**AIM:** In the listing below, locate the lines that hold "this" and copy them.

### RECORDS SUPPLIED

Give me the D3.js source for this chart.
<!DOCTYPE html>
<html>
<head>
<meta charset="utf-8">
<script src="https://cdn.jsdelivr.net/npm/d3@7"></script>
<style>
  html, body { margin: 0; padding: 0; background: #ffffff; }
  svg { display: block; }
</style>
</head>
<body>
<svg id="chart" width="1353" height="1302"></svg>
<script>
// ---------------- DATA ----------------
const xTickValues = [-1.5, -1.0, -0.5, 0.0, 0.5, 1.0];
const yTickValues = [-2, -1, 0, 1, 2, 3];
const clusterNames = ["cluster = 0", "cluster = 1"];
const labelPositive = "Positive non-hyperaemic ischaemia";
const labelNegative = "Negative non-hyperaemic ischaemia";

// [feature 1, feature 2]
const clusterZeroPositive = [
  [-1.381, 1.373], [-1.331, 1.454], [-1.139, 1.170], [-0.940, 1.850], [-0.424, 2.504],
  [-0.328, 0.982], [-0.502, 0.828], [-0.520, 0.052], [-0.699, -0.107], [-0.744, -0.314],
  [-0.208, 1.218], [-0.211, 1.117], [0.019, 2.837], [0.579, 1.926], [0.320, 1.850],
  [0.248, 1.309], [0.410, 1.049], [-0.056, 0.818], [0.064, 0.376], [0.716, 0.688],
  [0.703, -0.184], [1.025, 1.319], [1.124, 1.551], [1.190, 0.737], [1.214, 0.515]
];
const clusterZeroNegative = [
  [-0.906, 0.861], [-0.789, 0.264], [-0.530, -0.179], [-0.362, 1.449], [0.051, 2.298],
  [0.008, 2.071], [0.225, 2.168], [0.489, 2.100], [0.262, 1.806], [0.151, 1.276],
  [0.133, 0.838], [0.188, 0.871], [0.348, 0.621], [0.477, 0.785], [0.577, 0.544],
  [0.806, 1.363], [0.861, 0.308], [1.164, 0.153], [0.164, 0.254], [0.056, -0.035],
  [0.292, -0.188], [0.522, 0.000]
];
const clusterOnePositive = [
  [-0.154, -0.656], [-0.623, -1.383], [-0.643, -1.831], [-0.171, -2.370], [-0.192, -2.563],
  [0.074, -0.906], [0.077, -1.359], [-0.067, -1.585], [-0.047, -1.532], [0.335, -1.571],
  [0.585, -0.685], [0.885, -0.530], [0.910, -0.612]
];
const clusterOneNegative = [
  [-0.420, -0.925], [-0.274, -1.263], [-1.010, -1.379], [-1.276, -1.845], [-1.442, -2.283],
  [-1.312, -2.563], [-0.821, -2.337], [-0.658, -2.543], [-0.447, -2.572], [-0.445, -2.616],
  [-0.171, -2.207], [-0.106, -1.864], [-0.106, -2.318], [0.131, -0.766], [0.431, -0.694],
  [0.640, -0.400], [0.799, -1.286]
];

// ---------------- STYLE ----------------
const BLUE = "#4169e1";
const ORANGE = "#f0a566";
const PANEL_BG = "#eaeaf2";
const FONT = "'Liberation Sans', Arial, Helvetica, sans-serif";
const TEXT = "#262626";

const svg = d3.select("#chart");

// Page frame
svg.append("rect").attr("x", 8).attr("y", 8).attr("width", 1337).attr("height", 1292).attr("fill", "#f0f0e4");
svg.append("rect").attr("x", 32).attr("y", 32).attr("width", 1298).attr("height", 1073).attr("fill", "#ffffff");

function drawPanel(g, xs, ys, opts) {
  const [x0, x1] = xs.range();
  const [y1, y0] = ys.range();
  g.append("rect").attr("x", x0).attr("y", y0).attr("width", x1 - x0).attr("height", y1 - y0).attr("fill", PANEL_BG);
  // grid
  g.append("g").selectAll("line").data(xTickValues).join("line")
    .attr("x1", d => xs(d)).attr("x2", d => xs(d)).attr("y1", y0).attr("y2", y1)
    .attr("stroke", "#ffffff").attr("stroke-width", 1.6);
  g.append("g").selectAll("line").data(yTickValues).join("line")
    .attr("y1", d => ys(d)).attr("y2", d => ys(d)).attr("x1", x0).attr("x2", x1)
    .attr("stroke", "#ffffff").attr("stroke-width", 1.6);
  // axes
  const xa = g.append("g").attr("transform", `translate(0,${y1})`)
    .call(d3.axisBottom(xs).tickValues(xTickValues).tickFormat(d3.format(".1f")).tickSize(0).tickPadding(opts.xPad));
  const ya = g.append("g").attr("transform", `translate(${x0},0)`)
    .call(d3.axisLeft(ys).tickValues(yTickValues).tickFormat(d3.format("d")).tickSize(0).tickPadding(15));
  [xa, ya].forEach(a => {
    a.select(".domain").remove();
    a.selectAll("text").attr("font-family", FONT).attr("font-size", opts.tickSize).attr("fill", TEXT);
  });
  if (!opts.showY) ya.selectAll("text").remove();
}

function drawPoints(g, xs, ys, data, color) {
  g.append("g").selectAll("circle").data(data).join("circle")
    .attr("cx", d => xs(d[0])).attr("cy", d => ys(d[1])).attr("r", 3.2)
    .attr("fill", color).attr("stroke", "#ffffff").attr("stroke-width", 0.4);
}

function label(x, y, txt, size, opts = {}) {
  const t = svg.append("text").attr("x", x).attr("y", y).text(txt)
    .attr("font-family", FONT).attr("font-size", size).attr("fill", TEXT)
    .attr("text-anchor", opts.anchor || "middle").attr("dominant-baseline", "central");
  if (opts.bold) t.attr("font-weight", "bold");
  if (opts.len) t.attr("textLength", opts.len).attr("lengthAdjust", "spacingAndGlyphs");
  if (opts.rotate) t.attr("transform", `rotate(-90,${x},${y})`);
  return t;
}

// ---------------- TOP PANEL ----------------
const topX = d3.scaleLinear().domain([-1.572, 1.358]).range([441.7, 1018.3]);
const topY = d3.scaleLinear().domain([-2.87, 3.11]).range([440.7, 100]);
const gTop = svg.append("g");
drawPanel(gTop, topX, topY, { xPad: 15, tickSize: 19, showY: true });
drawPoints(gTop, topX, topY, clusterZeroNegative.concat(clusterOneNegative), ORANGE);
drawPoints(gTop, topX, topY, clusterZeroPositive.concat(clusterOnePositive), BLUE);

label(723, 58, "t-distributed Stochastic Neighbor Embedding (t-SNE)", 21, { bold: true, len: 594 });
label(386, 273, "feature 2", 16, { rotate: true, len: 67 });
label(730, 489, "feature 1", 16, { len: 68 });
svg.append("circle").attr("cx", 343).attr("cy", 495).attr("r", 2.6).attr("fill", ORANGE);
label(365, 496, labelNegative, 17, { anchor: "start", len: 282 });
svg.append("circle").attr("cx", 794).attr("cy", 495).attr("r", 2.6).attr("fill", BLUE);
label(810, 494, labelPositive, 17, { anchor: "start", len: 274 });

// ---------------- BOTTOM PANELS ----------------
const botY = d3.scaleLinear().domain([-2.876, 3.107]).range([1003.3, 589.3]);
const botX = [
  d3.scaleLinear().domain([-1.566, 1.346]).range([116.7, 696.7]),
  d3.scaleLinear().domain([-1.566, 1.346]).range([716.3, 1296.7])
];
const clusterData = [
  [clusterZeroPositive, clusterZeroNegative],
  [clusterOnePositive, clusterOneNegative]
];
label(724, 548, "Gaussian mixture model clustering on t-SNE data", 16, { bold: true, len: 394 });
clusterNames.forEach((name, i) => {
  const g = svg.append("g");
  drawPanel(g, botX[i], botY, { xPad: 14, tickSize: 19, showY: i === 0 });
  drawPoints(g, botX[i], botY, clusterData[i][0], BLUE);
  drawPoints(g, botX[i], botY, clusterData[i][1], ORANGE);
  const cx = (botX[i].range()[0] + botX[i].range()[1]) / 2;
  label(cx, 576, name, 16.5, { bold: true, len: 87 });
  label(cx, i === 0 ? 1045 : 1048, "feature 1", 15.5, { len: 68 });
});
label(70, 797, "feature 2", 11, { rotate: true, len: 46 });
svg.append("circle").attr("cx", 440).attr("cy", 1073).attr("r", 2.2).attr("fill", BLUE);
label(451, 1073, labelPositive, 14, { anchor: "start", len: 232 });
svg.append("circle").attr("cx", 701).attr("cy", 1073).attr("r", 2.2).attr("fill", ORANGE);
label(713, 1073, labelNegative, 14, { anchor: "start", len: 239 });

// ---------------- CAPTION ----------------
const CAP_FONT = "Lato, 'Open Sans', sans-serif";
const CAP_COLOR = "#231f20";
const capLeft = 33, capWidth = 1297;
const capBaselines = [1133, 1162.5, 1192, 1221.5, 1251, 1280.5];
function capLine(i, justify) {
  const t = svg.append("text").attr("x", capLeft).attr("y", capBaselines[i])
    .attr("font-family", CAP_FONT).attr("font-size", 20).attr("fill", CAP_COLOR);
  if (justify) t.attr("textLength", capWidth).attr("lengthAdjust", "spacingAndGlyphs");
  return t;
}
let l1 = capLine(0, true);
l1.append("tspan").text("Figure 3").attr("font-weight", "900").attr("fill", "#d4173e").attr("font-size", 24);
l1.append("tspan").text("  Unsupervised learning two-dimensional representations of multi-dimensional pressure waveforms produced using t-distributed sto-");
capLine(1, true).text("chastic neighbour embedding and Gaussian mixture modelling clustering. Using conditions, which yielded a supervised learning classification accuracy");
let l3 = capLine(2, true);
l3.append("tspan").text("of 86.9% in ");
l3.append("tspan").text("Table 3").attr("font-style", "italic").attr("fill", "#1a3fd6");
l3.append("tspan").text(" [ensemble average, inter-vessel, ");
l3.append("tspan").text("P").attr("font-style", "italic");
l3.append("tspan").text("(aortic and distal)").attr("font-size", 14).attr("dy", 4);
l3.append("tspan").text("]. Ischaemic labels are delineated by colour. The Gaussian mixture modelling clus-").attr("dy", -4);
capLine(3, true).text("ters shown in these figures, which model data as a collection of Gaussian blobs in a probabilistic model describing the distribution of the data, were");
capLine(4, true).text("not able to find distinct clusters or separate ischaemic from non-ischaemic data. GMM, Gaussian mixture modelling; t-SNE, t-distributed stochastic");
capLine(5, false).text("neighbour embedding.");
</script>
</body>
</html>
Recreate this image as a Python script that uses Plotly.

######

**EXERCISE RESULT:**
Give me the D3.js source for this chart.
Recreate this image as a Python script that uses Plotly.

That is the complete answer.